16. Governing Law and Attorney Fees. THIS AGREEMENT AND ANY SALES THEREUNDER SHALL BE GOVERNED BY THE LAWS OF THE STATE OF CALIFORNIA, WITHOUT REGARD TO CONFLICTS OF LAWS RULES. The expenses (including attorneys' fees, the allocated cost of in-house counsel, and all other costs that party may incur in the enforcement of this Agreement) incurred by the prevailing party in any such legal action shall be reimbursed by the other party.
17. Force Majeure. Neither you nor BenQ shall be liable to the other for its failure to perform any of its obligations under this Agreement, except for payment obligations, if such failure is due to circumstances beyond its reasonable control, including without limitation earthquakes, governmental regulation, shortages of components, fire, flood, strikes, labor disputes or labor difficulties, civil disorder, perils of the sea, war (declared or undeclared), embargoes, and acts of God.
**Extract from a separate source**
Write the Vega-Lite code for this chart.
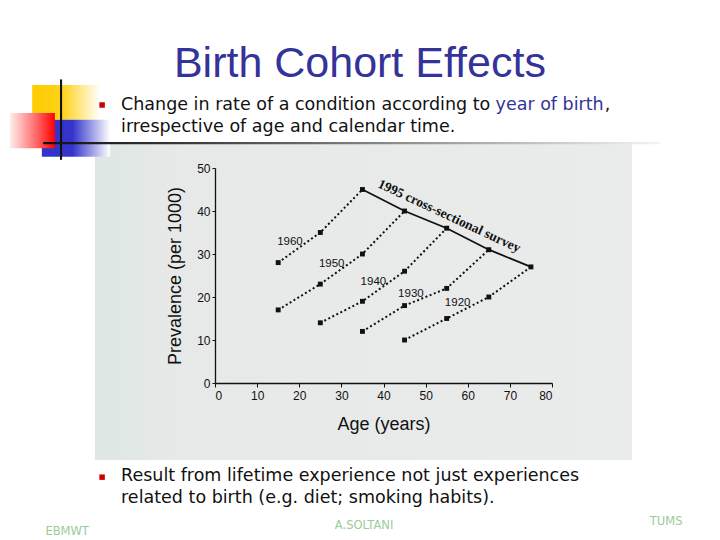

18. Electronic Notices; Relating to Transaction. Purchase through BenQDirect.com is conducted electronically and you agree that we can communicate with you electronically. BenQ may send you email asking about your experience with BenQ, email notices and other disclosures about your orders. However, since email delivery is not infallible, you also agree to contact BenQ for order information such as order status or shipping delays electronically or by other means and you agree to keep all records relating to your order, including, where possible, printing a copy of your order confirmation page. To the extent allowed by law, you agree that the above replaces and satisfies any law that provides for different methods or timing for your receipt of notices relating to your transaction. BenQ also reserves the right to deliver notices and disclosures by other means such as postal mail in its sole discretion.
19. General and Language. You may not assign this Agreement without BenQ’s prior written consent. If any terms of this Agreement is illegal or unenforceable, the legally and enforceability of the remaining provisions shall not be affected or impaired. The failure of BenQ to exercise or enforce any right or provision of this Agreement will not constitute a waiver of such right or provision. Any waiver (express or implied) by either party of any breach of this Agreement shall not constitute a waiver of any other or subsequent breach. You confirm your request that this Agreement and all documents related directly or indirectly thereto be drafted in the English language and the English version of this Agreement shall prevail in all disputes relating to this Agreement.
20. Headings. The section headings used herein are for convenience of reference only and do not form a part of these terms and conditions, and no construction or inference shall be derived therefrom.